Named after a mythical creature found in Lewis Carroll’s poem ‘The Hunting of the Snark,’ the team behind zkSync has launched the latest upgrade to the speedy layer-2 network.

The launch is in so-called mainnet shadow mode, per the team, as part of the launch’s phased rollout. This mode is a testing zone that runs in parallel to the mainnet.

zkSync is a novel scaling solution for Ethereum and one of the few that use zero-knowledge (zk) rollups to do so. Rollups come in two varieties: zk and optimistic. Both batch transactions off of the mainnet, roll them up into even smaller bundles, then those bundles are compressed into a proof, and settled on Ethereum.

Part of that process involves a prover.
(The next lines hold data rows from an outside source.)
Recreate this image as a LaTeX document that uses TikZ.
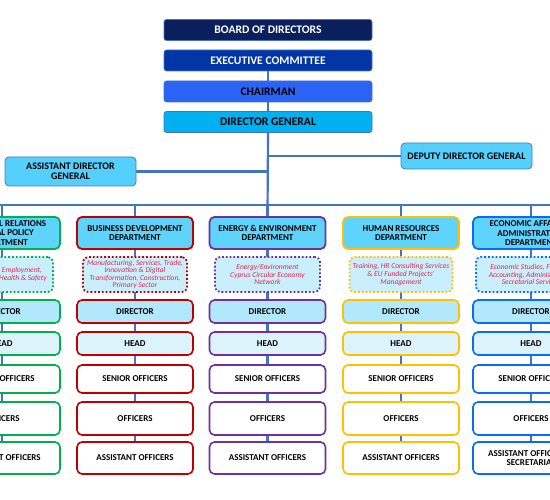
\documentclass[tikz,border=0pt]{standalone}
\usepackage{fontspec}
\setmainfont{Carlito}
\usetikzlibrary{backgrounds}
\definecolor{conn}{HTML}{4472C4}
\definecolor{navy}{HTML}{0B1F5C}
\definecolor{execc}{HTML}{0236A6}
\definecolor{chair}{HTML}{2B63F5}
\definecolor{dgc}{HTML}{00B0F0}
\definecolor{sidefill}{HTML}{55CFFC}
\definecolor{sideline}{HTML}{3F7FC4}
\definecolor{deptfill}{HTML}{5ED4FC}
\definecolor{blurbfill}{HTML}{C9EFFC}
\definecolor{dirfill}{HTML}{B2E8FB}
\definecolor{headfill}{HTML}{DCF3FC}
\definecolor{blurbtext}{HTML}{E3264F}
\definecolor{cgreen}{HTML}{00B050}
\definecolor{cred}{HTML}{C00000}
\definecolor{cpurple}{HTML}{7030A0}
\definecolor{cgold}{HTML}{FFC000}
\definecolor{cblue}{HTML}{0A6CF5}
\tikzset{
 topbox/.style={rectangle, rounded corners=2.5pt, minimum width=208pt, minimum height=21pt, inner sep=0pt, draw=conn, line width=0.6pt, font=\fontsize{11.6}{13}\selectfont\bfseries},
 sidebox/.style={rectangle, rounded corners=4pt, minimum width=131pt, inner sep=0pt, fill=sidefill, draw=sideline, line width=0.8pt, align=center, font=\fontsize{10}{10}\selectfont\bfseries},
 deptbox/.style={rectangle, rounded corners=5pt, minimum width=116pt, minimum height=32pt, inner sep=0pt, fill=deptfill, line width=1.8pt, align=center, font=\fontsize{9}{9.5}\selectfont\bfseries},
 blurbbox/.style={rectangle, rounded corners=5pt, minimum height=35pt, inner sep=0pt, fill=blurbfill, line width=1.8pt, dotted, align=center, text=blurbtext, font=\fontsize{7.5}{7.6}\selectfont\itshape},
 levbox/.style={rectangle, rounded corners=5pt, minimum width=116pt, inner sep=0pt, fill=white, line width=1.6pt, align=center, font=\fontsize{9}{8.6}\selectfont\bfseries},
 connline/.style={draw=conn, line width=2.2pt}
}
\newcommand\orgcol[7]{%
 \node[deptbox, draw=#3] (d#1) at (#2,233) {#4};
 \node[blurbbox, draw=#3, minimum width=#7] (b#1) at (#2,274.5) {#5};
 \node[levbox, draw=#3, fill=dirfill, minimum height=23pt] (dir#1) at (#2,311.5) {DIRECTOR};
 \node[levbox, draw=#3, fill=headfill, minimum height=23pt] (head#1) at (#2,343.5) {HEAD};
 \node[levbox, draw=#3, minimum height=28pt] (sen#1) at (#2,379) {SENIOR OFFICERS};
 \node[levbox, draw=#3, minimum height=33pt] (off#1) at (#2,418.5) {OFFICERS};
 \node[levbox, draw=#3, minimum height=32pt] (ast#1) at (#2,458) {#6};
 \coordinate (bus#1) at (#2,205);
}
\begin{document}
\begin{tikzpicture}[x=1pt,y=-1pt]
\useasboundingbox (0,0) rectangle (550,500);
\clip (0,0) rectangle (550,500);
\node[topbox, fill=navy, text=white] (bd) at (268,30) {BOARD OF DIRECTORS};
\node[topbox, fill=execc, text=white] (ex) at (268,60.5) {EXECUTIVE COMMITTEE};
\node[topbox, fill=chair, text=black] (ch) at (268,91.5) {CHAIRMAN};
\node[topbox, fill=dgc, text=black] (dg) at (268,122) {DIRECTOR GENERAL};
\node[sidebox, minimum height=29pt] (adg) at (70.5,171.5) {ASSISTANT DIRECTOR\\GENERAL};
\node[sidebox, minimum height=26pt] (ddg) at (466.5,156) {DEPUTY DIRECTOR GENERAL};
\orgcol{1}{2}{cgreen}{INDUSTRIAL RELATIONS\\\& SOCIAL POLICY\\DEPARTMENT}{Social Policy, Employment,\\Occupational Health \& Safety}{ASSISTANT OFFICERS}{102pt}
\orgcol{2}{135}{cred}{BUSINESS DEVELOPMENT\\DEPARTMENT}{Manufacturing, Services, Trade,\\Innovation \& Digital\\Transformation, Construction,\\Primary Sector}{ASSISTANT OFFICERS}{104pt}
\orgcol{3}{267.5}{cpurple}{ENERGY \& ENVIRONMENT\\DEPARTMENT}{Energy/Environment\\Cyprus Circular Economy\\Network}{ASSISTANT OFFICERS}{105pt}
\orgcol{4}{401}{cgold}{HUMAN RESOURCES\\DEPARTMENT}{Training, HR Consulting Services\\\& EU Funded Projects'\\Management}{ASSISTANT OFFICERS}{103pt}
\orgcol{5}{531}{cblue}{ECONOMIC AFFAIRS \&\\ADMINISTRATION\\DEPARTMENT}{Economic Studies, Finance,\\Accounting, Administration,\\Secretarial Services}{ASSISTANT OFFICERS \&\\SECRETARIAT}{110pt}
\coordinate (busL) at (-20,205);
\coordinate (busR) at (570,205);
\begin{pgfonlayer}{background}
 \draw[connline] (ex) -- (ch);
 \draw[connline] (ch) -- (dg);
 \draw[connline] (dg.south) -- (d3.north);
 \draw[connline] (adg.east) -- (adg.east -| dg.south);
 \draw[connline] (ddg.west) -- (ddg.west -| dg.south);
 \draw[connline] (busL) -- (busR);
 \foreach \i in {1,...,5} {\draw[connline] (bus\i) -- (ast\i);}
\end{pgfonlayer}
\end{tikzpicture}
\end{document}
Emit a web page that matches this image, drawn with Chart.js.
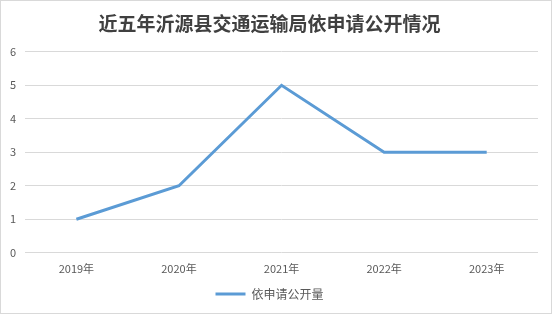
<!DOCTYPE html>
<html>
<head>
<meta charset="utf-8">
<script src="https://cdn.jsdelivr.net/npm/chart.js@4"></script>
<style>
  html, body { margin: 0; padding: 0; background: #fff; }
  #wrap { position: absolute; left: 0; top: 0; width: 550px; height: 312px; border: 1px solid #d9d9d9; background: #fff; }
  canvas { display: block; }
</style>
</head>
<body>
<div id="wrap"><canvas id="c" width="550" height="312"></canvas></div>
<script>
const years = ['2019年', '2020年', '2021年', '2022年', '2023年'];
const requests = [1, 2, 5, 3, 3];
const yTicks = [0, 1, 2, 3, 4, 5, 6];
const seriesName = '依申请公开量';
const titleText = '近五年沂源县交通运输局依申请公开情况';

const cjk = '"Microsoft YaHei", "Noto Sans CJK SC", "Liberation Sans", sans-serif';

new Chart(document.getElementById('c'), {
  type: 'line',
  data: {
    labels: years,
    datasets: [{
      label: seriesName,
      data: requests,
      borderColor: '#5B9BD5',
      backgroundColor: '#5B9BD5',
      borderWidth: 3,
      pointRadius: 0,
      pointHoverRadius: 0,
      tension: 0,
      fill: false
    }]
  },
  options: {
    responsive: false,
    animation: false,
    devicePixelRatio: 1,
    layout: { padding: { left: 0, right: 13, top: 0, bottom: 3 } },
    plugins: {
      title: {
        display: true,
        text: titleText,
        color: '#404040',
        font: { family: cjk, size: 19, weight: 'bold' },
        padding: { top: 11, bottom: 17 }
      },
      legend: {
        position: 'bottom',
        labels: {
          color: '#595959',
          font: { family: cjk, size: 12 },
          boxWidth: 30,
          boxHeight: 3,
          padding: 4,
          generateLabels(chart) {
            const ds = chart.data.datasets[0];
            return [{
              text: ds.label,
              fillStyle: ds.borderColor,
              strokeStyle: ds.borderColor,
              lineWidth: 0,
              fontColor: '#595959',
              datasetIndex: 0
            }];
          }
        }
      },
      tooltip: { enabled: false }
    },
    scales: {
      x: {
        offset: true,
        grid: { display: false, drawTicks: false },
        border: { display: false },
        ticks: { color: '#595959', font: { family: cjk, size: 11 }, padding: 9, maxRotation: 0 }
      },
      y: {
        min: yTicks[0],
        max: yTicks[yTicks.length - 1],
        afterBuildTicks(axis) { axis.ticks = yTicks.map(v => ({ value: v })); },
        grid: { color: '#d9d9d9', lineWidth: 1, drawTicks: false },
        border: { display: false },
        ticks: { color: '#595959', font: { family: cjk, size: 11 }, padding: 9 }
      }
    }
  }
});
</script>
</body>
</html>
This piece of technology is what does the compressing and packing of all those transactions. It’s the cryptographic equivalent of a trash compactor, except it’s not trash but potentially thousands of dollars in crypto activity.

Given the high computing power needed to generate those proofs, however, the barrier for users to participate is quite high.

The latest upgrade will address precisely this.

Called Boojum, which, per Carroll, is the most dangerous variety of Snark (itself a fictionalized creature), the tech will lower the hardware barrier to help secure zkSync.

The new prover can be operated with as little as 8 gigabytes of hardware, whereas the average prover demands roughly 500 gigabytes on average, said zkSync CEO Alex Gluchowski.

“So far, we’ve seen the benchmark competitors indicating something like north of 500 gigabytes of RAM for a prover,” he told Decrypt. “And as you can only run it on the cloud, it’s not ready for this [wide adoption]. Our prover requires only eight gigabytes of GPU RAM and it can run on GPUs that are compatible with gaming computers.”

Along with lowering the hardware demands, Boojum is also doing all its transaction compressing for much cheaper, too. Cutting costs here is crucial, even if it’s only pennies.

“Just because a single transaction costs $1 to produce, or even 10 cents, or even less than that, getting through hundreds of thousands of transactions per second would mean massive expanding, and you will probably not have enough of the hardware in the vulnerable clusters to produce and sustain this load,” said Gluchowski.

Instead of several large data centers supporting a blockchain network, especially one executing such taxing computations as generating cryptographic proofs, the upgraded prover will make it accessible to anyone.

Just like miners on Bitcoin and validators on Ethereum are paid for securing their networks, so too would provers on zkSync, he said.

The zkSync CEO even argued that it could be a viable way to repurpose the mining industry.

“I personally don’t think the proof of work will be a sustainable source of business,” he told Decrypt. “They will have to shift to something that actually provides normally redundant value, not like waste kind of work. Actually like doing some useful work.”

With this step in the decentralization step executed, Gluchowski said that the next step is to decentralize zkSync’s sequencer. This piece of a blockchain is responsible for ordering transactions in each block.

Executing this step also suggests a token launch in the future, he told Decrypt.

“When you decentralized the sequencer, you will need some way to permissionlessly verify transactions,” said Gluchowski.